From Figure 3.2 we can see that Ozone and Solar.R
missing values do not appear to cluster at the same observations, as we check
earlier with the computations of NAs. This suggests that their reasons for
missing values are quite likely independent.
When missing data are not too many, and we have Missing at Random, we can replace the NAs by other values in what is known as Imputation. In this section we describe some imputation methods.
The simplest approach is to drop any observation that has at least one missing
value. This method will not introduce bias in the study in we delete not too
many observations, as we are not changing information. However, it will make
the data available in the sample smaller. Thus, one has to be careful and not
use this technique when the amount of missing data is not small (use your common
sense). In R, na.omit() or complete.cases() do this.
## Original rows: 153
## After deletion: 111
## Rows removed: 42
We lose 42 observations (27.5% of the data).
When to use: only when data are MCAR and the fraction missing is small. Otherwise, deletion introduces bias (the mode, for example, will seem more “important” than what really is) and reduces power.
When not to use: if data are MAR or MNAR, or if the proportion missing is non-trivial.
LOCF replaces each missing value with the most recent preceding non-missing value in the same variable. We can use this in a natural way if data are ordered according to some criteria like time. Otherwise, shuffling the data would result in different imputed values and would make the study worthless.
locf <- function(x) {
# carry forward the last non-NA value
for (i in seq_along(x)) {
if (is.na(x[i]) && i > 1) x[i] <- x[i - 1]
}
x
}
aq_locf <- airquality
aq_locf$Ozone <- locf(aq_locf$Ozone)
aq_locf$Solar.R <- locf(aq_locf$Solar.R)
cat("Remaining NAs after LOCF - Ozone:", sum(is.na(aq_locf$Ozone)),
" Solar.R:", sum(is.na(aq_locf$Solar.R)), "\n")## Remaining NAs after LOCF - Ozone: 0 Solar.R: 0
Note that LOCF cannot fill missing values that appear at the very start of the
series (no previous value to carry forward).
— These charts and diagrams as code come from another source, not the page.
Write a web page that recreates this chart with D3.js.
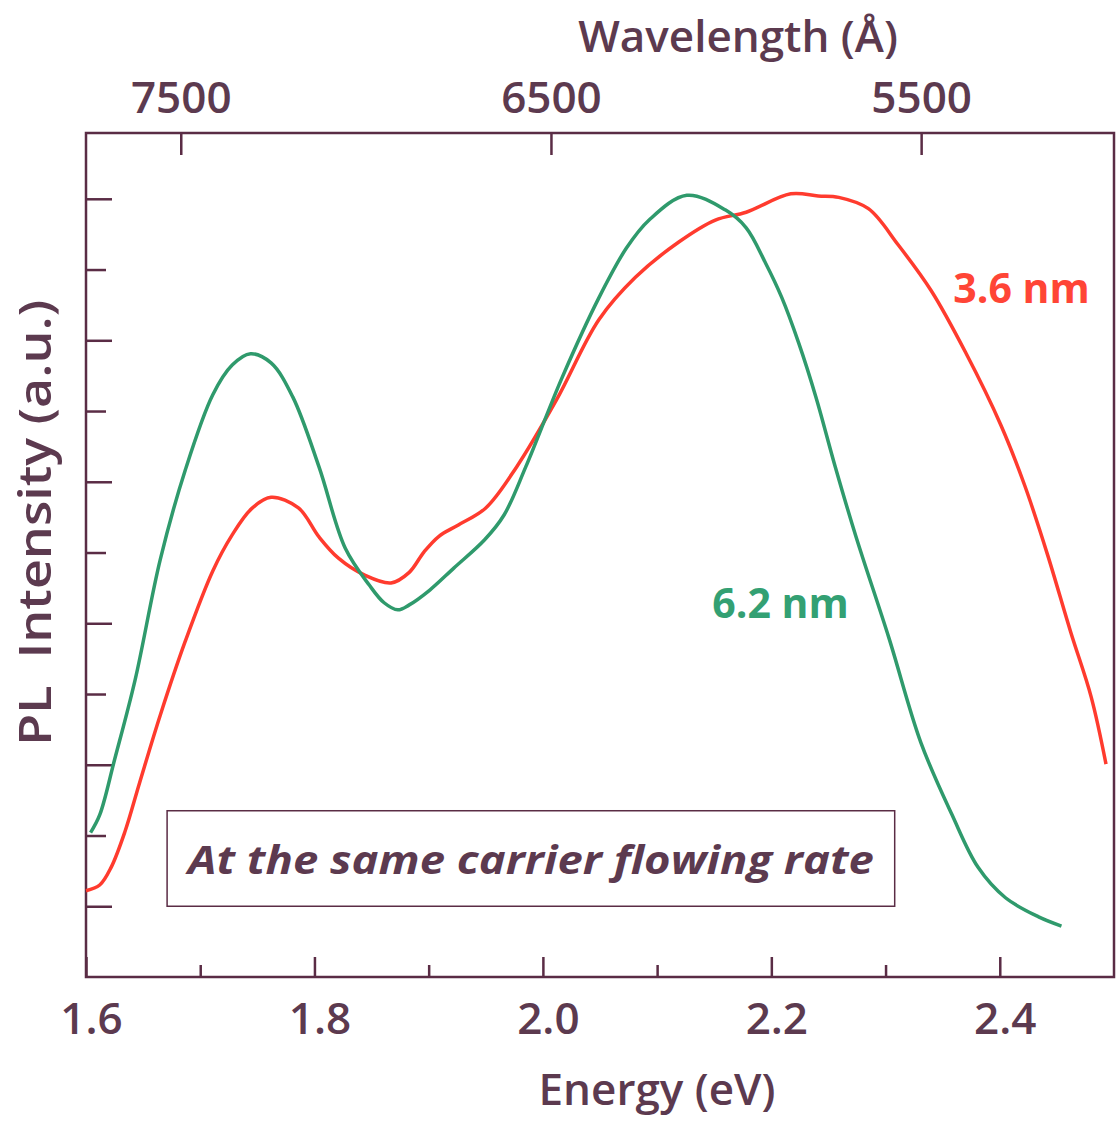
<!DOCTYPE html>
<html>
<head>
<meta charset="utf-8">
<script src="https://cdn.jsdelivr.net/npm/d3@7"></script>
<style>
  body { margin: 0; background: #fff; }
  text { font-family: "Open Sans", sans-serif; }
</style>
</head>
<body>
<div id="chart"></div>
<script>
// energy (eV) and PL intensity (a.u.)
let energy36 = [1.600, 1.612, 1.622, 1.634, 1.647, 1.665, 1.687, 1.711, 1.728, 1.745, 1.762, 1.786, 1.804, 1.821, 1.844, 1.867, 1.883, 1.896, 1.909, 1.926, 1.950, 1.977, 2.012, 2.049, 2.081, 2.119, 2.151, 2.178, 2.217, 2.241, 2.259, 2.285, 2.311, 2.340, 2.370, 2.401, 2.422, 2.442, 2.462, 2.480, 2.493];
let pl36 = [1.22, 1.30, 1.55, 2.05, 2.75, 3.70, 4.75, 5.74, 6.25, 6.62, 6.78, 6.63, 6.22, 5.92, 5.68, 5.57, 5.72, 6.01, 6.23, 6.39, 6.63, 7.21, 8.16, 9.29, 9.89, 10.39, 10.70, 10.81, 11.07, 11.04, 11.02, 10.86, 10.35, 9.70, 8.83, 7.80, 6.94, 5.96, 4.88, 3.96, 3.01];

let energy62 = [1.604, 1.612, 1.625, 1.643, 1.665, 1.687, 1.711, 1.728, 1.744, 1.762, 1.781, 1.804, 1.827, 1.848, 1.861, 1.873, 1.883, 1.901, 1.922, 1.949, 1.966, 1.985, 2.017, 2.049, 2.073, 2.093, 2.126, 2.160, 2.178, 2.195, 2.209, 2.224, 2.239, 2.256, 2.274, 2.303, 2.331, 2.358, 2.381, 2.405, 2.434, 2.454];
let pl62 = [2.04, 2.29, 3.07, 4.20, 5.90, 7.17, 8.23, 8.65, 8.81, 8.68, 8.20, 7.21, 6.06, 5.54, 5.29, 5.19, 5.26, 5.47, 5.78, 6.18, 6.53, 7.21, 8.48, 9.60, 10.30, 10.70, 11.05, 10.84, 10.59, 10.09, 9.61, 8.96, 8.20, 7.21, 6.23, 4.79, 3.31, 2.30, 1.55, 1.12, 0.85, 0.72];

let energyTicks = [1.6, 1.8, 2.0, 2.2, 2.4];
let energyMinor = [1.7, 1.9, 2.1, 2.3];
let waveTicks = [7500, 6500, 5500];
let plMajor = [1, 3, 5, 7, 9, 11];
let plMinor = [2, 4, 6, 8, 10];

let width = 1116;
let height = 1121;
let margin = {top: 133, left: 86, right: 2, bottom: 144};
let w = width - margin.left - margin.right;
let h = height - margin.top - margin.bottom;

let ink = "#5a2c45";
let textCol = "#5c3a4f";
let red = "#ff3b2e";
let green = "#2f9a6c";

let svg = d3.select("#chart")
  .append("svg")
  .attr("width", width)
  .attr("height", height)
  .append("g")
  .attr("transform", `translate(${margin.left},${margin.top})`);

let x = d3.scaleLinear().domain([1.6, 2.5]).range([0, w]);
// the top scale in the figure is drawn linear in wavelength
let xw = d3.scaleLinear().domain([7756, 4979]).range([0, w]);
let y = d3.scaleLinear().domain([0, 11.93]).range([h, 0]);

// frame
svg.append("rect")
  .attr("x", 0).attr("y", 0)
  .attr("width", w).attr("height", h)
  .attr("fill", "none")
  .attr("stroke", ink)
  .attr("stroke-width", 2.5);

// bottom axis: ticks point inward
let bottomAx = svg.append("g").attr("transform", `translate(0,${h})`);
bottomAx.call(d3.axisBottom(x).tickValues(energyTicks).tickSize(-20).tickFormat(d3.format(".1f")).tickPadding(26));
bottomAx.append("g").call(d3.axisBottom(x).tickValues(energyMinor).tickSize(-12).tickFormat(""));
bottomAx.selectAll(".domain").remove();
bottomAx.selectAll("line").attr("stroke", ink).attr("stroke-width", 2.5);
bottomAx.selectAll("text")
  .attr("fill", textCol)
  .attr("dx", 5)
  .style("font-size", "44px")
  .style("font-weight", 600);

// top axis (wavelength)
let topAx = svg.append("g");
topAx.call(d3.axisTop(xw).tickValues(waveTicks).tickSize(-22).tickFormat(d3.format("d")).tickPadding(20));
topAx.selectAll(".domain").remove();
topAx.selectAll("line").attr("stroke", ink).attr("stroke-width", 2.5);
topAx.selectAll("text")
  .attr("fill", textCol)
  .style("font-size", "44px")
  .style("font-weight", 600);

// left axis ticks, no labels
let leftAx = svg.append("g");
leftAx.call(d3.axisLeft(y).tickValues(plMajor).tickSize(-26).tickFormat(""));
leftAx.append("g").call(d3.axisLeft(y).tickValues(plMinor).tickSize(-20).tickFormat(""));
leftAx.selectAll(".domain").remove();
leftAx.selectAll("line").attr("stroke", ink).attr("stroke-width", 2.5);

// curves
let line = d3.line()
  .x(d => x(d[0]))
  .y(d => y(d[1]))
  .curve(d3.curveCatmullRom.alpha(0.5));

let series = [
  {name: "3.6 nm", color: red, pts: d3.zip(energy36, pl36)},
  {name: "6.2 nm", color: green, pts: d3.zip(energy62, pl62)}
];

svg.selectAll(".curve")
  .data(series)
  .enter().append("path")
  .attr("class", "curve")
  .attr("d", d => line(d.pts))
  .attr("fill", "none")
  .attr("stroke", d => d.color)
  .attr("stroke-width", 3.5)
  .attr("stroke-linejoin", "round");

// curve labels
svg.append("text")
  .attr("x", x(2.419)).attr("y", y(9.75))
  .attr("text-anchor", "middle")
  .attr("dominant-baseline", "central")
  .attr("fill", "#ff4536")
  .style("font-size", "41px").style("font-weight", 700)
  .text("3.6 nm");

svg.append("text")
  .attr("x", x(2.208)).attr("y", y(5.3))
  .attr("text-anchor", "middle")
  .attr("dominant-baseline", "central")
  .attr("fill", "#33a073")
  .style("font-size", "41px").style("font-weight", 700)
  .text("6.2 nm");

// note box
let boxX = x(1.671), boxY = y(2.35);
let boxW = x(2.308) - boxX, boxH = y(1.0) - boxY;
svg.append("rect")
  .attr("x", boxX).attr("y", boxY)
  .attr("width", boxW).attr("height", boxH)
  .attr("fill", "none")
  .attr("stroke", ink)
  .attr("stroke-width", 1.5);

svg.append("text")
  .attr("x", boxX + boxW / 2).attr("y", boxY + boxH / 2)
  .attr("text-anchor", "middle")
  .attr("dominant-baseline", "central")
  .attr("fill", textCol)
  .attr("textLength", 686)
  .attr("lengthAdjust", "spacingAndGlyphs")
  .style("font-size", "40px").style("font-weight", 700).style("font-style", "italic")
  .text("At the same carrier flowing rate");

// axis titles
svg.append("text")
  .attr("x", 571).attr("y", h + 128)
  .attr("text-anchor", "middle")
  .attr("fill", textCol)
  .style("font-size", "44px").style("font-weight", 600)
  .text("Energy (eV)");

svg.append("text")
  .attr("x", 652).attr("y", -81)
  .attr("text-anchor", "middle")
  .attr("fill", textCol)
  .style("font-size", "44px").style("font-weight", 600)
  .text("Wavelength (Å)");

svg.append("text")
  .attr("transform", `translate(-53,${y(6.42)}) rotate(-90)`)
  .attr("text-anchor", "middle")
  .attr("dominant-baseline", "central")
  .attr("fill", textCol)
  .attr("textLength", 446)
  .attr("lengthAdjust", "spacingAndGlyphs")
  .style("font-size", "45px").style("font-weight", 600)
  .style("white-space", "pre")
  .text("PL  Intensity (a.u.)");
</script>
</body>
</html>
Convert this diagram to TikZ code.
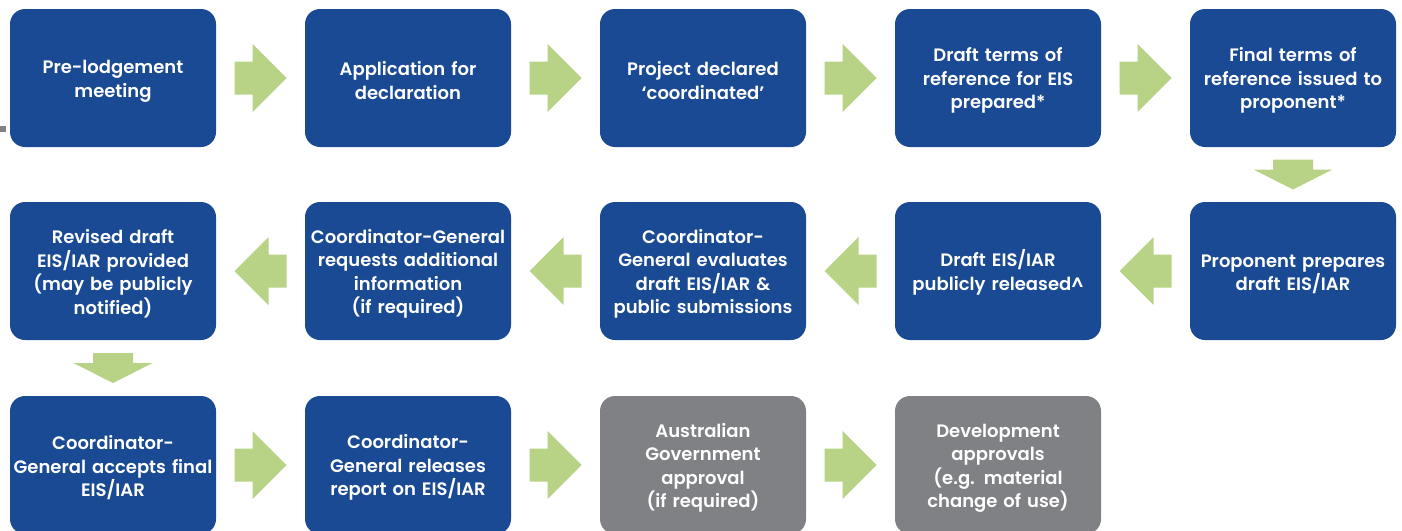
\documentclass[tikz,border=0pt]{standalone}
\usepackage{fontspec}
\setmainfont{Poppins}[BoldFont={Poppins SemiBold}]
\usetikzlibrary{calc}
\definecolor{stepblue}{HTML}{1A4A94}
\definecolor{stepgrey}{HTML}{808184}
\definecolor{flowgreen}{HTML}{B8D386}
\begin{document}
\begin{tikzpicture}[x=1pt,y=-1pt,
  stepbox/.style={rounded corners=15pt, fill=stepblue, minimum width=206pt,
    minimum height=138pt, text width=204pt, align=center, text=white,
    inner sep=0pt, font=\fontsize{18}{23.5}\selectfont\bfseries,
    execute at begin node={\rule{0pt}{19.5pt}}},
  greybox/.style={stepbox, fill=stepgrey},
  hflow/.pic={\fill[flowgreen] (-26,-16.5) -- (-8,-16.5) -- (-8,-34) -- (26,0)
      -- (-8,34) -- (-8,16.5) -- (-26,16.5) -- cycle;},
  vflow/.pic={\fill[flowgreen] (-20,-15) -- (20,-15) -- (20,-5) -- (39.5,-5)
      -- (0,15) -- (-39.5,-5) -- (-20,-5) -- cycle;}]
\clip (0,0) rectangle (1402,530);
\fill[white] (0,0) rectangle (1402,530);
\fill[stepgrey] (0,126) rectangle (6,132);

% first row, left to right
\node[stepbox] (a1) at (113,78) {Pre-lodgement\\meeting};
\node[stepbox] (a2) at (408,78) {Application for\\declaration};
\node[stepbox] (a3) at (703,78) {Project declared\\‘coordinated’};
\node[stepbox] (a4) at (998,78) {Draft terms of\\reference for EIS\\prepared*};
\node[stepbox] (a5) at (1293,78) {Final terms of\\reference issued to\\proponent*};

% second row, right to left
\node[stepbox] (b5) at (1293,271) {Proponent prepares\\draft EIS/IAR};
\node[stepbox] (b4) at (998,271) {Draft EIS/IAR\\publicly released\textasciicircum};
\node[stepbox] (b3) at (703,271) {Coordinator-\\General evaluates\\draft EIS/IAR \&\\public submissions};
\node[stepbox] (b2) at (408,271) {Coordinator-General\\requests additional\\information\\(if required)};
\node[stepbox] (b1) at (113,271) {Revised draft\\EIS/IAR provided\\(may be publicly\\notified)};

% third row, left to right
\node[stepbox] (c1) at (113,465) {Coordinator-\\General accepts final\\EIS/IAR};
\node[stepbox] (c2) at (408,465) {Coordinator-\\General releases\\report on EIS/IAR};
\node[greybox] (c3) at (703,465) {Australian\\Government\\approval\\(if required)};
\node[greybox] (c4) at (998,465) {Development\\approvals\\(e.g. material\\change of use)};

% flow arrows
\pic at ($(a1.east)!0.5!(a2.west)$) {hflow};
\pic at ($(a2.east)!0.5!(a3.west)$) {hflow};
\pic at ($(a3.east)!0.5!(a4.west)$) {hflow};
\pic at ($(a4.east)!0.5!(a5.west)$) {hflow};
\pic at ($(a5.south)!0.5!(b5.north)$) {vflow};
\pic[rotate=180] at ($(b5.west)!0.5!(b4.east)$) {hflow};
\pic[rotate=180] at ($(b4.west)!0.5!(b3.east)$) {hflow};
\pic[rotate=180] at ($(b3.west)!0.5!(b2.east)$) {hflow};
\pic[rotate=180] at ($(b2.west)!0.5!(b1.east)$) {hflow};
\pic at ($(b1.south)!0.5!(c1.north)$) {vflow};
\pic at ($(c1.east)!0.5!(c2.west)$) {hflow};
\pic at ($(c2.east)!0.5!(c3.west)$) {hflow};
\pic at ($(c3.east)!0.5!(c4.west)$) {hflow};
\end{tikzpicture}
\end{document}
In the airquality data, the first
observation of Ozone is not missing, so no leading NAs arise here. You can see
in the figure below how long stretches with NAs become flat after the imputation,
as all values are replaced by the last one available.
df_orig <- data.frame(day = 1:75, ozone = airquality$Ozone[1:75], type = "Observed")
df_locf <- data.frame(day = 1:75, ozone = aq_locf$Ozone[1:75], type = "LOCF")
# Mark imputed points
imputed_idx <- which(is.na(airquality$Ozone[1:75]))
ggplot() +
geom_line(data = df_locf, aes(x = day, y = ozone), colour = "grey70") +
geom_point(data = df_orig, aes(x = day, y = ozone),
colour = "steelblue", size = 2) +
geom_point(data = df_locf[imputed_idx, ], aes(x = day, y = ozone),
shape = 4, colour = "firebrick", size = 1, stroke = 1.5) +
labs(title = "LOCF imputation — Ozone (first 75 days)",
subtitle = "Blue dots: observed; red crosses: imputed",
x = "Day", y = "Ozone (ppb)") +
theme_bw()Figure 4.1: Original Ozone values (points) and LOCF-imputed values for the first 75 observations.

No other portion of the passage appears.